Sementara pada QS Aali ‘Imraan 3:90, gambaran tak kalah mengerikan tersaji. Ada penegasan tidak akan diterimanya taubat manusia saat memilih kufur setelah pernah beriman. Muhammad Abduh dalam Tafsiir al-Manaar menjelaskan bahwa frasa izdaad al-kufr (bertambahnya kekufuran) terjadi tidak saja dalam bentuk penolakan kebenaran, melainkan juga siksa mereka kepada Nabi dan upaya menghalangi orang-orang saat akan memeluk Islam.
Nah, terlihat bahwa dari kedua ayat di atas, di mana kekufuran tidak (akan) diterima taubatnya oleh Allah, terjadi karena kesengajaan dan agresi para kuffar terhadap kubu Nabi. Jikapun mungkin diterima taubatnya, seperti ditunjukkan pada QS asy-Syuuraa 42:25 dan QS at-Taubah 9:104, maka prasyarat pada kedua ayat itu cukup jelas (perlu dibaca ayat-ayat sebelum dan sesudah kedua ayat itu, agar paham konteks).

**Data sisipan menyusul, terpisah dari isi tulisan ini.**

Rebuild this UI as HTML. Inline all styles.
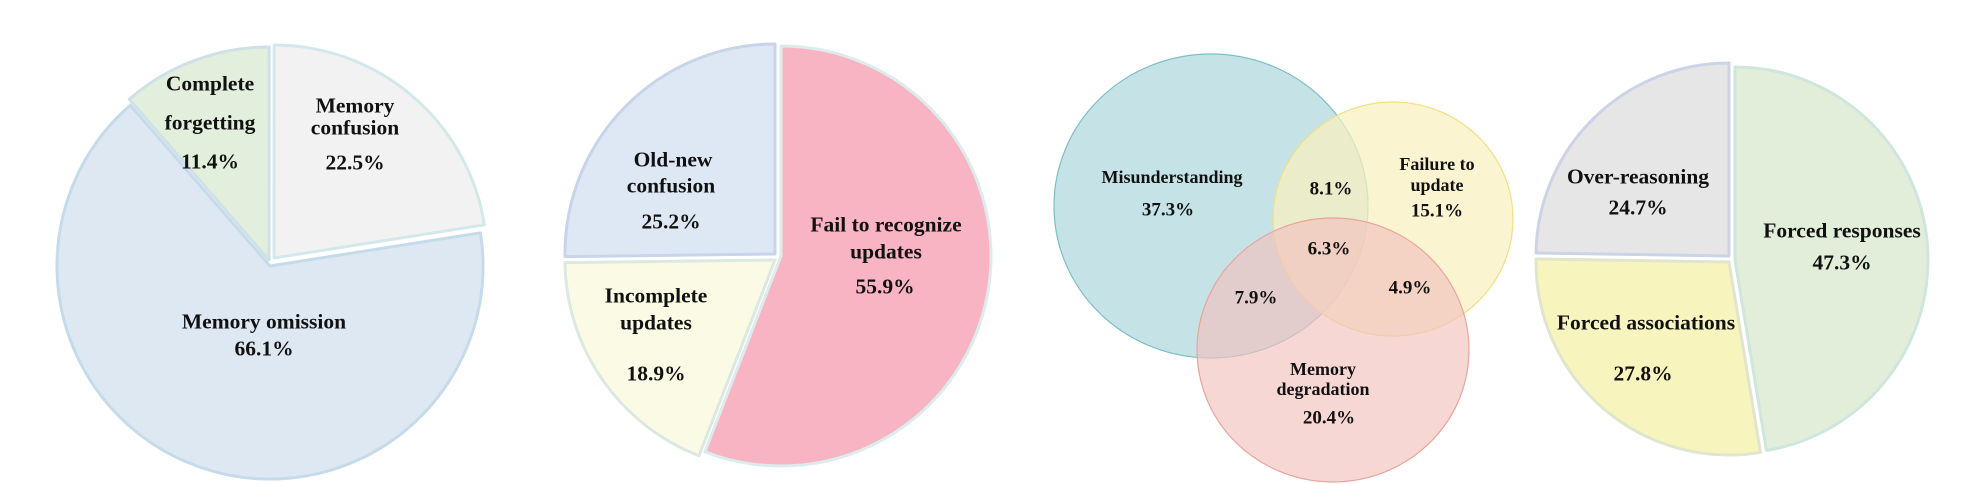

Pertama, adanya beberapa cuil keimanan di hati. Kedua, iman yang perlu diikuti amal shaleh (jenis tindakan solutif bagi sesama mahluk hidup). Meski harus diakui, tindakan seperti ini tidak mutlak terlaksana sepenuhnya. Sesekali nakal, berupa masih tercampur-aduknya perbuatan baik dan buruk, masih bisa ditolerir. Ketiga, mengakui salah karena pernah kufur. Bagi yang tetap kufur, adzab pedih disiapkan Tuhan untuk mereka.
Ingin saya utarakan di bagian akhir ini bahwa saat ada secuil niat untuk taubat dari kekufuran dan dengan sepenuh hati sudi menjalani proses beriman, saya kira Tuhan akan memaafkan tindakan buruk kita di masa lalu. Karenanya kha-ta-ma dan tha-ba-‘a dalam arti ‘mengunci-mati’ boleh jadi masih membuka ruang secuil bagi penerimaan ampunan selama manusia yang bersalah memiliki secuil niat dan semangat untuk bertaubat. Selama di dalam diri manusia ada sikap menolak, sebagaimana digambarkan, mustahil penerimaan taubat menjadi sajian manis menjelang kematiannya. Demikian. Wallahu a’lam.